Have you ever noticed how prohibitionists in power keep fighting medical marijuana by saying that it is out of control, and somehow causing a breakdown in society, endangering the public, sending the wrong message to kids, etc.? Have you also noticed that they will freely spend time and taxpayer money trying to undermine medical marijuana programs and restrict the rights of patients?
We’re seeing it in Arizona with Gov. Jan Brewer’s egregious lawsuit to interfere with her state’s voter-approved medical marijuana law, which even the federal government thinks is a waste of time. We’re seeing it in Oregon, where a local sheriff is so hellbent on denying the 2nd Amendment rights of medical marijuana patients that he is willing to use state funds to take his case all the way to the Supreme Court.
Now, long-time medical marijuana foe Bill Schuette, attorney general of Michigan, has announced his plans to introduce legislation this fall that would supposedly stop the abuse of the medical marijuana system there.
Hold on a minute. Aren’t law enforcement supposed to enforce the laws, not make them? That’s a topic for another time.
The main focus of the as-yet-unfinished bill will be curbing the amount of “drugged-driving” accidents by severely limiting the ability of medical marijuana patients to ever drive a car.
From the press release:
“Schuette noted confusing inconsistencies between the Michigan Motor Vehicle Code and the Michigan Medical Marihuana Act must be eliminated to preserve safety on Michigan roadways. A longstanding safety provision in the Michigan Motor Vehicle Code prohibits driving with any amount of marijuana in your system. In contrast, the MMMA references driving “under the influence of marijuana,” a term which is not defined in state law or by uniform scientific standards, and creates a different standard for medical marijuana users. …
Schuette cited statistics recently released by the Michigan State Police which indicate that marijuana-related fatalities remain the most common drug-related automobile fatality, and that such fatalities are on the rise in Michigan.
“Driving with marijuana in your system is unsafe and jeopardizes the safety of our roadways,” said Schuette. “If you take drugs, don’t take the wheel.”
It is never a good idea to get behind the wheel while impaired by any substance. That being said, the statements of the attorney general can best be described as baseless fear-mongering.
First of all, multiple studies and mountains of anecdotal evidence have proven that merely having marijuana in one’s system is not an indicator of impairment, or even intoxication. Marijuana metabolites can stay in one’s system for up to a month after using it, and THC can stay in one’s system for a week. Yet the effects wear off within a few hours. The Michigan Medical Marihuana Act recognizes this by changing the wording of driving restrictions for medical marijuana patients to driving “under the influence,”, meaning that the patient has medicated recently and is still experiencing some intoxicating effects. Despite Schuette’s claim, “under the influence” is used in the provision of Michigan’s DUI laws that apply to all other prescription medications — MCL 257.625 (1)(a).

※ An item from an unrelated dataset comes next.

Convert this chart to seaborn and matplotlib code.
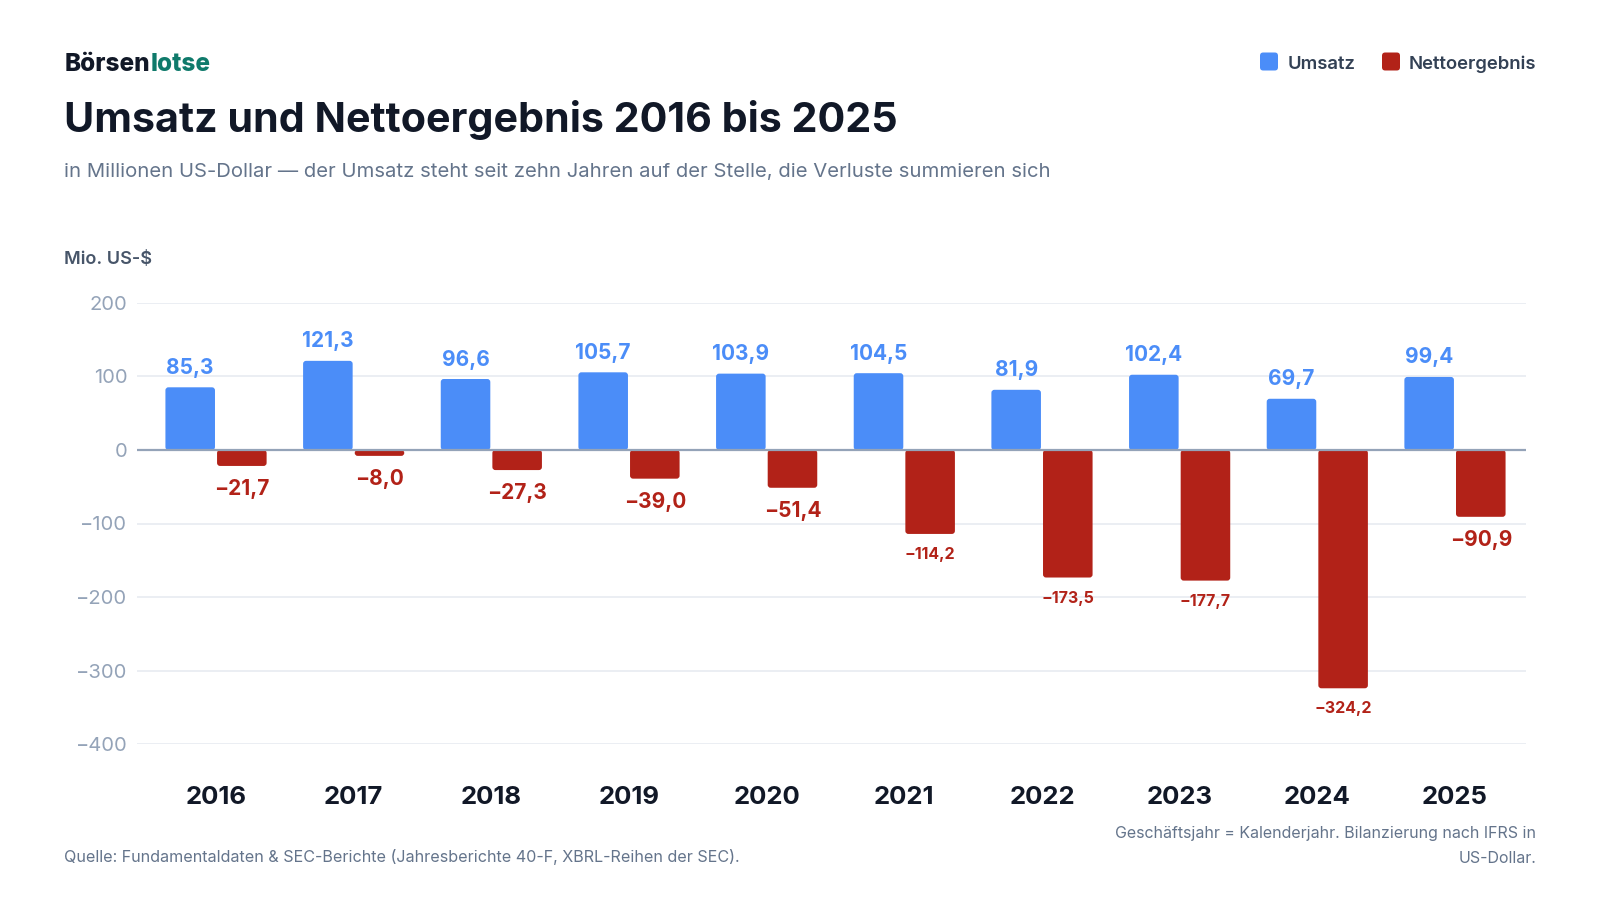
import matplotlib
matplotlib.use("Agg")
import matplotlib.pyplot as plt
from matplotlib.patches import FancyBboxPatch
import pandas as pd
import seaborn as sns

# data (Mio. US-$)
jahre = ["2016", "2017", "2018", "2019", "2020", "2021", "2022", "2023", "2024", "2025"]
umsatz = [85.3, 121.3, 96.6, 105.7, 103.9, 104.5, 81.9, 102.4, 69.7, 99.4]
netto = [-21.7, -8.0, -27.3, -39.0, -51.4, -114.2, -173.5, -177.7, -324.2, -90.9]
reihen = ["Umsatz", "Nettoergebnis"]
y_ticks = [200, 100, 0, -100, -200, -300, -400]

BLUE = "#4b8df8"
RED = "#b22218"
DARK = "#111827"
GREY = "#64748b"

df = pd.DataFrame({
    "Jahr": jahre * 2,
    "Reihe": [reihen[0]] * len(jahre) + [reihen[1]] * len(jahre),
    "Wert": umsatz + netto,
})

sns.set_theme(style="white")
plt.rcParams["font.family"] = ["Inter", "DejaVu Sans"]
plt.rcParams["axes.unicode_minus"] = True

W, H = 1600, 900
fig = plt.figure(figsize=(16, 9), dpi=100)
fig.patch.set_facecolor("white")


def fx(px):
    return px / W


def fy(py):
    return 1 - py / H


ax = fig.add_axes([fx(137), fy(744), fx(1526 - 137), fy(303) - fy(744)])

sns.barplot(data=df, x="Jahr", y="Wert", hue="Reihe", palette=[BLUE, RED],
            saturation=1, width=0.75, gap=0.04, legend=False, ax=ax, zorder=3)

# rounded bar corners
x_px = (1526 - 137) / (9.516 + 0.574)
y_px = 441 / 600
for p in list(ax.patches):
    x, y0 = p.get_x(), p.get_y()
    w, h = p.get_width(), p.get_height()
    fb = FancyBboxPatch((x, min(y0, y0 + h)), w, abs(h),
                        boxstyle=f"round,pad=0,rounding_size={3 / x_px}",
                        mutation_aspect=x_px / y_px,
                        facecolor=p.get_facecolor(), edgecolor="none", zorder=3)
    p.remove()
    ax.add_patch(fb)

ax.set_xlim(-0.574, 9.516)
ax.set_ylim(-400, 200)
ax.set_yticks(y_ticks)
ax.yaxis.grid(True, color="#e9edf2", linewidth=1.3, zorder=0)
ax.axhline(0, color="#94a3b8", linewidth=1.6, zorder=4)
for s in ax.spines.values():
    s.set_visible(False)
ax.set_xlabel("")
ax.set_ylabel("")
ax.tick_params(axis="y", length=0, pad=7, labelsize=14.5, labelcolor="#94a3b8")
ax.tick_params(axis="x", length=0, pad=30.5, labelsize=18.5, labelcolor=DARK)
for t in ax.get_xticklabels():
    t.set_fontweight("bold")


def fmt(v):
    s = f"{abs(v):.1f}".replace(".", ",")
    return ("\u2212" + s) if v < 0 else s


# value labels
off = 0.75 / 4
for i in range(len(jahre)):
    ax.annotate(fmt(umsatz[i]), (i - off, umsatz[i]),
                xytext=(0, 9.7), textcoords="offset points",
                ha="center", va="baseline", fontsize=15, fontweight="bold",
                color=BLUE, zorder=5)
    big = abs(netto[i]) >= 100
    ax.annotate(fmt(netto[i]), (i + off, netto[i]),
                xytext=(0, -18 if big else -21), textcoords="offset points",
                ha="center", va="baseline", fontsize=11.5 if big else 15,
                fontweight="bold", color=RED, zorder=5)

# header
r = fig.canvas.get_renderer()
t1 = fig.text(fx(65), fy(70.7), "Börsen", fontsize=17.5, fontweight="heavy",
              color=DARK, va="baseline")
bb = t1.get_window_extent(renderer=r)
fig.text(bb.x1 / W, fy(70.7), "lotse", fontsize=17.5, fontweight="heavy",
         color="#0f7a6b", va="baseline")
fig.text(fx(64), fy(131.7), "Umsatz und Nettoergebnis 2016 bis 2025",
         fontsize=29.7, fontweight="bold", color=DARK, va="baseline")
fig.text(fx(64), fy(176.7),
         "in Millionen US-Dollar \u2014 der Umsatz steht seit zehn Jahren auf der Stelle, "
         "die Verluste summieren sich",
         fontsize=14.6, color=GREY, va="baseline")
fig.text(fx(64), fy(264), "Mio. US-$", fontsize=13, fontweight=600,
         color="#475569", va="baseline")

# legend
for sq_x, txt_x, col, lab in [(1260, 1288, BLUE, reihen[0]), (1382, 1409, RED, reihen[1])]:
    fig.patches.append(FancyBboxPatch((fx(sq_x), fy(70.5)), fx(18), fy(52.5) - fy(70.5),
                                      boxstyle="round,pad=0,rounding_size=0.002",
                                      mutation_aspect=16 / 9,
                                      transform=fig.transFigure, facecolor=col,
                                      edgecolor="none"))
    fig.text(fx(txt_x), fy(68.7), lab, fontsize=13.3, fontweight=600,
             color="#334155", va="baseline")

# footer
fig.text(fx(64), fy(861.7),
         "Quelle: Fundamentaldaten & SEC-Berichte (Jahresberichte 40-F, XBRL-Reihen der SEC).",
         fontsize=11.6, color=GREY, va="baseline")
fig.text(fx(1536), fy(838.3), "Geschäftsjahr = Kalenderjahr. Bilanzierung nach IFRS in",
         fontsize=11.5, color=GREY, va="baseline", ha="right")
fig.text(fx(1536), fy(862.7), "US-Dollar.",
         fontsize=11.5, color=GREY, va="baseline", ha="right")

fig.savefig("out.png", dpi=100, facecolor="white")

Under the changes proposed by Schuette, this difference would be removed, making it illegal for patients to operate a car with any marijuana in their system whatsoever. Most medical marijuana patients always have marijuana in their system. Even those who only use occasionally may have to use large amounts that can leave traces in the body for some time.
Basically, this amounts to saying that if a person finds that marijuana is the best medicine to treat their condition, he or she must forfeit their driving privileges or wait weeks after medicating to drive. This restriction is not applied to any other medicine in Michigan. This is medical bigotry, plain and simple. Patients are already dealing with trying to live normal lives and treat their conditions. They have it hard enough as it is. And Bill Schuette wants to make their lives even harder.
Secondly, the assertion that marijuana is involved in more automobile related fatalities than any other drug is completely false, unless one uses the definition that the Attorney General would like to apply to medical marijuana patients. The study cited in the press release used just that definition, however, and counted every fatal accident in which the driver had any marijuana in his or her system! This means that if someone smokes a joint, and three weeks later gets in a car (maybe after a few cocktails) and kills someone, it is a marijuana-related auto fatality.
It sure is easy to scare people when you don’t care about science.
This is illustrative of the need to get away from chemical intoxication testing and go back to physical impairment tests in driving situations. It should not matter what is in someone’s bloodstream, particularly for medical marijuana patients. Whether or not they are impaired should be the primary concern for law enforcement, and they don’t need fancy blood tests or saliva swabs to determine that. They’ve been doing just fine since the invention of the automobile.